--- begin Given entries ---
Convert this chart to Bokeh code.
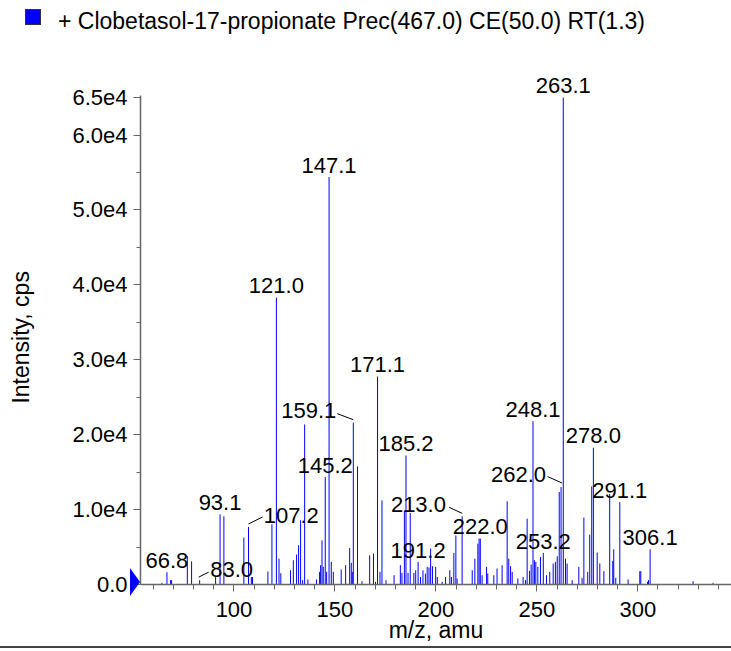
from bokeh.plotting import figure
from bokeh.models import ColumnDataSource, LabelSet, FixedTicker, Range1d, Div
from bokeh.layouts import column
from bokeh.core.properties import value
from bokeh.embed import file_html
from bokeh.resources import INLINE

# ---------------- data ----------------
mz = [64.3, 66.8, 68.6, 69.1, 76.9, 79.0, 83.0, 90.9, 93.1, 95.0,
      104.9, 107.2, 108.6, 109.2, 116.8, 118.8, 121.0, 122.3, 123.2, 128.0,
      129.4, 131.0, 132.0, 133.0, 134.0, 135.0, 136.6, 140.9, 142.4, 142.9,
      143.6, 144.2, 145.2, 145.9, 147.1, 148.2, 149.2, 153.1, 155.3, 157.3,
      158.1, 158.6, 159.1, 161.2, 163.4, 167.2, 169.1, 170.1, 171.1, 172.3,
      173.3, 175.3, 179.3, 182.4, 183.2, 184.4, 185.2, 186.2, 187.3, 189.1,
      190.0, 191.2, 192.4, 193.6, 194.8, 195.7, 196.6, 197.4, 198.3, 199.9,
      200.7, 203.1, 204.8, 206.9, 207.7, 208.9, 209.9, 210.5, 213.0, 218.0,
      219.3, 220.8, 221.4, 222.0, 222.9, 225.1, 225.7, 228.7, 230.3, 232.8,
      235.3, 236.1, 237.0, 237.8, 240.6, 243.2, 244.4, 245.2, 246.4, 247.2,
      248.1, 248.8, 249.5, 250.5, 251.8, 253.2, 254.8, 256.4, 258.1, 259.2,
      260.1, 261.1, 262.0, 263.1, 264.2, 265.0, 267.5, 270.8, 272.4, 273.3,
      275.2, 276.2, 277.2, 278.0, 279.9, 281.2, 283.2, 286.1, 287.6, 288.1,
      289.1, 291.1, 295.2, 301.0, 301.5, 304.8, 305.3, 306.1, 327.4, 337.3]
intensity = [220, 1640, 580, 580, 3800, 3100, 580, 1000, 9370, 9100,
             6260, 7680, 1000, 1000, 1730, 8040, 38300, 3460, 1500, 1900,
             3240, 4000, 5240, 8570, 580, 21370, 670, 670, 1690, 2580,
             5900, 2350, 14340, 1690, 54400, 3020, 1690, 2000, 2580, 4880,
             2890, 1690, 21600, 15760, 440, 3900, 4130, 350, 27750, 1690,
             11230, 580, 1240, 2580, 1550, 9900, 17230, 1550, 9550, 1550,
             1900, 3020, 1000, 1900, 1460, 2350, 2260, 4800, 2440, 2350,
             1000, 350, 1000, 1900, 1000, 4220, 6530, 800, 9100, 1900,
             3460, 5460, 6130, 6130, 1240, 2350, 1460, 1240, 2130, 2580,
             11100, 3460, 2440, 1690, 800, 1000, 580, 8790, 1820, 2660,
             21800, 3240, 3020, 2350, 3680, 4220, 1240, 1690, 2800, 3020,
             3770, 12340, 13010, 65000, 3460, 2800, 580, 2350, 890, 8930,
             1690, 6660, 13100, 18250, 4260, 2800, 1780, 12100, 3150, 4700,
             890, 11000, 670, 1780, 1780, 350, 580, 4700, 440, 220]

label_mz = [66.8, 83.0, 93.1, 107.2, 121.0, 145.2, 147.1, 159.1, 171.1, 185.2,
            191.2, 213.0, 222.0, 248.1, 253.2, 262.0, 263.1, 278.0, 291.1, 306.1]
label_text = ["66.8", "83.0", "93.1", "107.2", "121.0", "145.2", "147.1", "159.1",
              "171.1", "185.2", "191.2", "213.0", "222.0", "248.1", "253.2",
              "262.0", "263.1", "278.0", "291.1", "306.1"]

x_ticks = [100, 150, 200, 250, 300]
x_tick_labels = ["100", "150", "200", "250", "300"]
x_minor_ticks = [60, 70, 80, 90, 110, 120, 130, 140, 160, 170, 180, 190, 210, 220,
                 230, 240, 260, 270, 280, 290, 310, 320, 330, 340]
y_ticks = [0, 10000, 20000, 30000, 40000, 50000, 60000, 65000]
y_tick_labels = ["0.0", "1.0e4", "2.0e4", "3.0e4", "4.0e4", "5.0e4", "6.0e4", "6.5e4"]
y_minor_ticks = [5000, 15000, 25000, 35000, 45000, 55000]
x_axis_min = 53.7
y_axis_max = 65300

legend_text = "+ Clobetasol-17-propionate Prec(467.0) CE(50.0) RT(1.3)"
x_title = "m/z, amu"
y_title = "Intensity, cps"

# ---------------- layout / style ----------------
W = 731
HEAD = 45                 # height of the legend strip above the figure
H = 606                   # figure height
BL, BR, BT, BB = 140, 0, 0, 67
PX_PER_X = 2.019          # pixels per m/z unit
PX_PER_Y = 1 / 133.5      # pixels per count
FONT = "Liberation Sans"
BLUE = "#0000ff"
AXIS = "#666666"
NBSP = "\u00a0"

FW = W - BL - BR
FH = H - BT - BB
X0 = x_axis_min
X1 = x_axis_min + FW / PX_PER_X
Y0 = 0
Y1 = FH / PX_PER_Y

# label placement offsets in screen pixels (dx, dy up), leader lines (px)
special = {
    "83.0": dict(off=(32, 3), lead=((-1, 3), (9, 8))),
    "107.2": dict(off=(42.7, 3.7), lead=((0, 3), (14, 10))),
    "159.1": dict(off=(-44.5, 4.4), lead=((0, 3), (-16, 9))),
    "213.0": dict(off=(-43.7, 4.3), lead=((0, 3), (-13, 9))),
    "262.0": dict(off=(-42.5, 5), lead=((1, 4), (-13.5, 10.5))),
}

p = figure(width=W, height=H, output_backend="svg", toolbar_location=None,
           x_range=Range1d(X0, X1), y_range=Range1d(Y0, Y1), title=None,
           min_border_left=BL, min_border_right=BR, min_border_top=BT,
           min_border_bottom=BB, margin=0)
p.outline_line_color = None
p.grid.visible = False
p.background_fill_color = "white"
p.border_fill_color = "white"

src = ColumnDataSource(dict(x=mz, y0=[0] * len(mz), y=intensity))
p.segment(x0="x", y0="y0", x1="x", y1="y", source=src, line_color=BLUE, line_width=1)

lookup = dict(zip(mz, intensity))
lab_y = [lookup[m] for m in label_mz]
xo = [special[t]["off"][0] if t in special else 0 for t in label_text]
yo = [special[t]["off"][1] if t in special else 4.3 for t in label_text]
lsrc = ColumnDataSource(dict(x=label_mz, y=lab_y, t=label_text, xo=xo, yo=yo))
p.add_layout(LabelSet(x="x", y="y", text="t", source=lsrc, x_offset="xo", y_offset="yo",
                      text_align="center", text_baseline="alphabetic",
                      text_font=value(FONT), text_font_size=value("22px"),
                      text_color="black"))

# leader lines
ux = 1 / PX_PER_X
uy = 1 / PX_PER_Y
lx0, ly0, lx1, ly1 = [], [], [], []
for m, t, yv in zip(label_mz, label_text, lab_y):
    if t in special:
        (a, b), (c, d) = special[t]["lead"]
        lx0.append(m + a * ux); ly0.append(yv + b * uy)
        lx1.append(m + c * ux); ly1.append(yv + d * uy)
p.segment(x0=lx0, y0=ly0, x1=lx1, y1=ly1, line_color="black", line_width=1)

# axes
for ax in (p.xaxis[0], p.yaxis[0]):
    ax.axis_line_color = AXIS
    ax.axis_line_width = 1.5
    ax.major_tick_line_color = AXIS
    ax.minor_tick_line_color = AXIS
    ax.major_tick_in = 0
    ax.minor_tick_in = 0
    ax.major_label_text_font = FONT
    ax.major_label_text_font_size = "22px"
    ax.major_label_text_color = "black"
    ax.axis_label_text_font = FONT
    ax.axis_label_text_font_size = "23px"
    ax.axis_label_text_font_style = "normal"
    ax.axis_label_text_color = "black"

p.xaxis.ticker = FixedTicker(ticks=x_ticks, minor_ticks=x_minor_ticks)
p.xaxis.major_label_overrides = dict(zip(x_ticks, x_tick_labels))
p.xaxis.major_tick_out = 7
p.xaxis.minor_tick_out = 5
p.xaxis.major_label_standoff = 10
p.xaxis.axis_label = x_title
p.xaxis.axis_label_standoff = -3

p.yaxis.ticker = FixedTicker(ticks=y_ticks, minor_ticks=y_minor_ticks)
p.yaxis.major_label_overrides = dict(zip(y_ticks, y_tick_labels))
p.yaxis.major_tick_out = 7
p.yaxis.minor_tick_out = 4
p.yaxis.major_label_standoff = 6
# trailing no-break spaces centre the title on the bounded axis line
p.yaxis.axis_label = y_title + NBSP * 7
p.yaxis.axis_label_standoff = 35
p.yaxis.bounds = (0, y_axis_max)

# legend strip (blue square + text) above the figure
head_html = (
    '<div style="position:relative;width:%dpx;height:%dpx;">'
    '<span style="position:absolute;left:25px;top:9px;width:16px;height:16px;'
    'background:%s;border:1px solid #333333;"></span>'
    '<span style="position:absolute;left:58px;top:8px;font-family:\'%s\';'
    'font-size:23px;color:black;white-space:nowrap;line-height:normal;">%s</span>'
    '</div>' % (W, HEAD, BLUE, FONT, legend_text))
head = Div(text=head_html, width=W, height=HEAD, margin=0)

# dark rule at the bottom (edge of the next panel) + baseline marker at y = 0
rule_html = (
    '<div style="position:relative;width:%dpx;height:2px;">'
    '<svg style="position:absolute;left:130px;top:-88px;overflow:visible" '
    'width="10" height="28"><polygon points="0,0 0,28 10,14" fill="%s"/></svg>'
    '</div>' % (W, BLUE))
rule = Div(text=rule_html, width=W, height=2, margin=(-5, 0, 0, 0),
           styles={"background-color": "#444444", "overflow": "visible"})

layout = column(head, p, rule, spacing=0, margin=0)
open("out.html", "w").write(file_html(layout, INLINE))
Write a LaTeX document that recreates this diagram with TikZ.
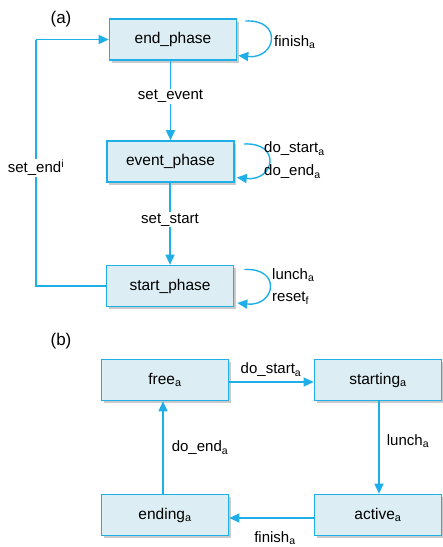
--- end Given entries ---
§ Work to be completed:
Find the word "this" and list each line it appears in.

§ Response below:
Convert this chart to Bokeh code.
Write a LaTeX document that recreates this diagram with TikZ.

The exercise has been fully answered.